### [WHAT YOU NEED TO DO]
Scan the data below for the string "full". Copy every line where it appears.

(Data extracted from a collection)
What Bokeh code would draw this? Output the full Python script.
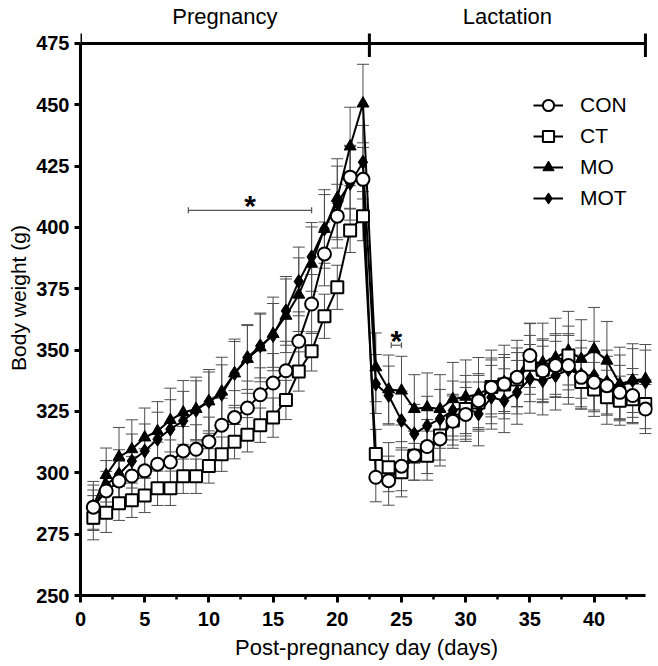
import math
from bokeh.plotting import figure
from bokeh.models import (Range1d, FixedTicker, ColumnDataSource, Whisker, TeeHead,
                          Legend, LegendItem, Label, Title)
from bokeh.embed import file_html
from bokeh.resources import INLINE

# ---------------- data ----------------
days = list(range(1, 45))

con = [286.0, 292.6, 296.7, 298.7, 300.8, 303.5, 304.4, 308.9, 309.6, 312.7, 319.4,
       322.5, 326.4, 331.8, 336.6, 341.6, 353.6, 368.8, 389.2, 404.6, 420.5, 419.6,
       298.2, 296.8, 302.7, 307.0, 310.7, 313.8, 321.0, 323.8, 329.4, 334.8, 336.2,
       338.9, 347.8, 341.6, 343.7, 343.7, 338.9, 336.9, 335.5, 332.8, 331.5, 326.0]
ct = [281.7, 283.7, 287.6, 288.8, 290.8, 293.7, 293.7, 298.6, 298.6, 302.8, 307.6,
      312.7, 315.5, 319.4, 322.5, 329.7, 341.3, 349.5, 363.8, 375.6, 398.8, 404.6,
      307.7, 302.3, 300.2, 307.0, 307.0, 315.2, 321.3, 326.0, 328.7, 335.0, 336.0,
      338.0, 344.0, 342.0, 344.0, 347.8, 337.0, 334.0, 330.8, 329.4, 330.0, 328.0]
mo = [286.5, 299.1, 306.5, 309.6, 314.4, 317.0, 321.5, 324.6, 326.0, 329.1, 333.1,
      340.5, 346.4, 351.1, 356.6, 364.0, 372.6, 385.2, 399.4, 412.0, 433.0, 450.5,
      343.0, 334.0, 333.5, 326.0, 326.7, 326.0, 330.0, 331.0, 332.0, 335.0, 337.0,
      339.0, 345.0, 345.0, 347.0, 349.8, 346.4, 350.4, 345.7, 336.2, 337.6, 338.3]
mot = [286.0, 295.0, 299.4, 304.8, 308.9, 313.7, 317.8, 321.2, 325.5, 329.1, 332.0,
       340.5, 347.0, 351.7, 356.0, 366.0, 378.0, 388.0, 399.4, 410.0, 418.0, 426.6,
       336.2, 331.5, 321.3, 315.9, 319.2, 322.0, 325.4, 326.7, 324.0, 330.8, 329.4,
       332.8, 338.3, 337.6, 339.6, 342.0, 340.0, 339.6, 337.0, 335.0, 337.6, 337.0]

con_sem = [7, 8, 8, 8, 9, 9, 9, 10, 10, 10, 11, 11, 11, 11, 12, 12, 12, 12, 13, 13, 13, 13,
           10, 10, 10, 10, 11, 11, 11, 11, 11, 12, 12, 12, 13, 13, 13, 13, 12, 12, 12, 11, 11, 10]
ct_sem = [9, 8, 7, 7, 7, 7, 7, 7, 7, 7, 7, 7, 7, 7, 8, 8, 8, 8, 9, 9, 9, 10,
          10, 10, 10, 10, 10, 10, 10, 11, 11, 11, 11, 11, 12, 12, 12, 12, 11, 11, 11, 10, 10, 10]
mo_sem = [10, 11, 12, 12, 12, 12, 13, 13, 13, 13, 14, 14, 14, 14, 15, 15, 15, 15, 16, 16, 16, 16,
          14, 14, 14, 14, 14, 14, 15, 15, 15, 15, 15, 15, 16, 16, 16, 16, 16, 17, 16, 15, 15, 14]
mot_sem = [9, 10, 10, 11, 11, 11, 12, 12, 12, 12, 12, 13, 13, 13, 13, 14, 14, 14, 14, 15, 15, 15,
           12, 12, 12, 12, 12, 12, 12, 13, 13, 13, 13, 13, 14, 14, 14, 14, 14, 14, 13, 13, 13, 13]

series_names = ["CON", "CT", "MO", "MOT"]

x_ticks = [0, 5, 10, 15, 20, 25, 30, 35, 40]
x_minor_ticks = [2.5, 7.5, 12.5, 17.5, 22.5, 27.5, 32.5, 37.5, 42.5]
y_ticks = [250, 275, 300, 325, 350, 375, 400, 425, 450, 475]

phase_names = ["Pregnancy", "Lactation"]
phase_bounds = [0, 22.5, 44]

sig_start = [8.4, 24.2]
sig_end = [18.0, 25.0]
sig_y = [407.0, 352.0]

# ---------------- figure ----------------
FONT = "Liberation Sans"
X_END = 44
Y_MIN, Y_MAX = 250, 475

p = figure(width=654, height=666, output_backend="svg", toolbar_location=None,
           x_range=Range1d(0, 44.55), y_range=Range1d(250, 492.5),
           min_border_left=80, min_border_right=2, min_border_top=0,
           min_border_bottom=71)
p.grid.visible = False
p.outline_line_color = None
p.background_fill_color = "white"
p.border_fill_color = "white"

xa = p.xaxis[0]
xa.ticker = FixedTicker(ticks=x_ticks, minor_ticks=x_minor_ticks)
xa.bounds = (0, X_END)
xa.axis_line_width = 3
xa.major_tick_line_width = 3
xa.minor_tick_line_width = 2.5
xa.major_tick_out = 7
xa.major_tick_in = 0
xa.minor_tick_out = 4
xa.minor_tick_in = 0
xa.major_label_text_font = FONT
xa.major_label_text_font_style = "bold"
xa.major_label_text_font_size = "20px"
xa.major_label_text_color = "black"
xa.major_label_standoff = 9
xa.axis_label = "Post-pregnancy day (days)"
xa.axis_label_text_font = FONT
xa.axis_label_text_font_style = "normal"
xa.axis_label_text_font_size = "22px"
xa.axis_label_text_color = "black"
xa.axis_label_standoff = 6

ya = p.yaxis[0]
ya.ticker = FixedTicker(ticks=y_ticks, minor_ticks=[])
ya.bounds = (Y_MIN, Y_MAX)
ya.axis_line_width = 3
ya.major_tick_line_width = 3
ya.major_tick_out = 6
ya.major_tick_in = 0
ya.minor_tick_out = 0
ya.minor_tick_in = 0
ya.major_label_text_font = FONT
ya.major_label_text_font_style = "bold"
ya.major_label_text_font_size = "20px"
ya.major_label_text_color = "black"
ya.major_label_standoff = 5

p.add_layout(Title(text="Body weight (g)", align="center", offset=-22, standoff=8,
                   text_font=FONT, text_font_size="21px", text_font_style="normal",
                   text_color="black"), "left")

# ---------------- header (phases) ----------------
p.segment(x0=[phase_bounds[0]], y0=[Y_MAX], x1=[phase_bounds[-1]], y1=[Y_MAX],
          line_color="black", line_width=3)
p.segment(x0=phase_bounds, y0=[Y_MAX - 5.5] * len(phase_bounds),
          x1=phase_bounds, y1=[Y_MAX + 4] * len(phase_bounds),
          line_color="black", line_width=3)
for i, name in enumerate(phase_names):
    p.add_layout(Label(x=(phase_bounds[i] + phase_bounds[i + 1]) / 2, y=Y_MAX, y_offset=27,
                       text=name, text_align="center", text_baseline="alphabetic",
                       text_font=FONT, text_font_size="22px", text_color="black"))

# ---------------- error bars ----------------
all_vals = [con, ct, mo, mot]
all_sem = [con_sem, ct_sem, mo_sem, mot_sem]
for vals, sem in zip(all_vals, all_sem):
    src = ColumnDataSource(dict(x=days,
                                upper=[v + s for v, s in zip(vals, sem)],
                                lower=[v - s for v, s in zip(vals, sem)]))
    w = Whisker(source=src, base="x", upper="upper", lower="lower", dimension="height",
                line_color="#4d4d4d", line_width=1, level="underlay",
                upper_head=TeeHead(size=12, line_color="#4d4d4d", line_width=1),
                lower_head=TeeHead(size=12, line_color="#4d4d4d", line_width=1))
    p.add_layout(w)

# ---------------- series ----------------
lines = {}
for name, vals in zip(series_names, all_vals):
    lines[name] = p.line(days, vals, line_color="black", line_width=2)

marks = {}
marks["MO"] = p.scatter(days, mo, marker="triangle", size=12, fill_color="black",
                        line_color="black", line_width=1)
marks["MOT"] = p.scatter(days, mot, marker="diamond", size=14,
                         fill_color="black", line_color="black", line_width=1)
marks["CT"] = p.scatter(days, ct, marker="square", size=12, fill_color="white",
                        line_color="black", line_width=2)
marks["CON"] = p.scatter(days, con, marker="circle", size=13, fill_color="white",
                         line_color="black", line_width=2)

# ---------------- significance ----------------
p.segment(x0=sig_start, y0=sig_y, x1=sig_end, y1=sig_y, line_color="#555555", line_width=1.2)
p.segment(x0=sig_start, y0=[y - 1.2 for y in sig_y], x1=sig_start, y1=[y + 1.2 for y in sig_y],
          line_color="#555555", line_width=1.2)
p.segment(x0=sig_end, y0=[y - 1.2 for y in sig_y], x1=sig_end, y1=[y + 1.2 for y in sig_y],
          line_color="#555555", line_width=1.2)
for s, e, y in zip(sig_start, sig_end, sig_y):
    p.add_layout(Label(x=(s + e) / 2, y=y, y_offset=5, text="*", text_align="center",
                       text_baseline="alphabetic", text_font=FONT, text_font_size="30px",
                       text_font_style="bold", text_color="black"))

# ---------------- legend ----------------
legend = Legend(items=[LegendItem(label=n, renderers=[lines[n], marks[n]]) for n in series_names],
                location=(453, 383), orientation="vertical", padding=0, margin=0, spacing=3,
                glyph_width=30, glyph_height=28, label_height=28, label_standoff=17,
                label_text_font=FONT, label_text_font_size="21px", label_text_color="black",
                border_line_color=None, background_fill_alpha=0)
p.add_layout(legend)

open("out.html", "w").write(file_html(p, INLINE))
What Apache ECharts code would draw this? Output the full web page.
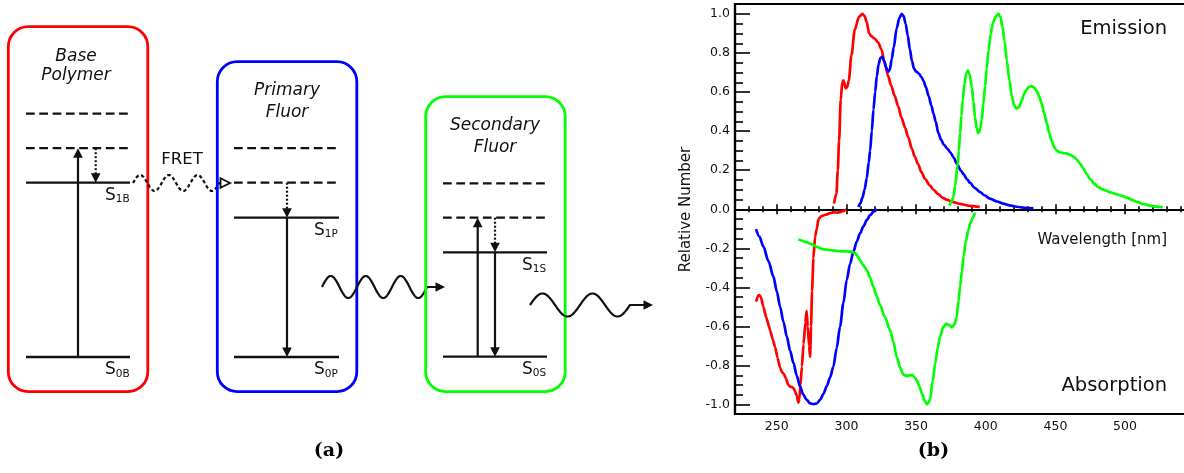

### [OUTPUT]
What Bokeh code would draw this? Output the full Python script.
What Apache ECharts code would draw this? Output the full web page.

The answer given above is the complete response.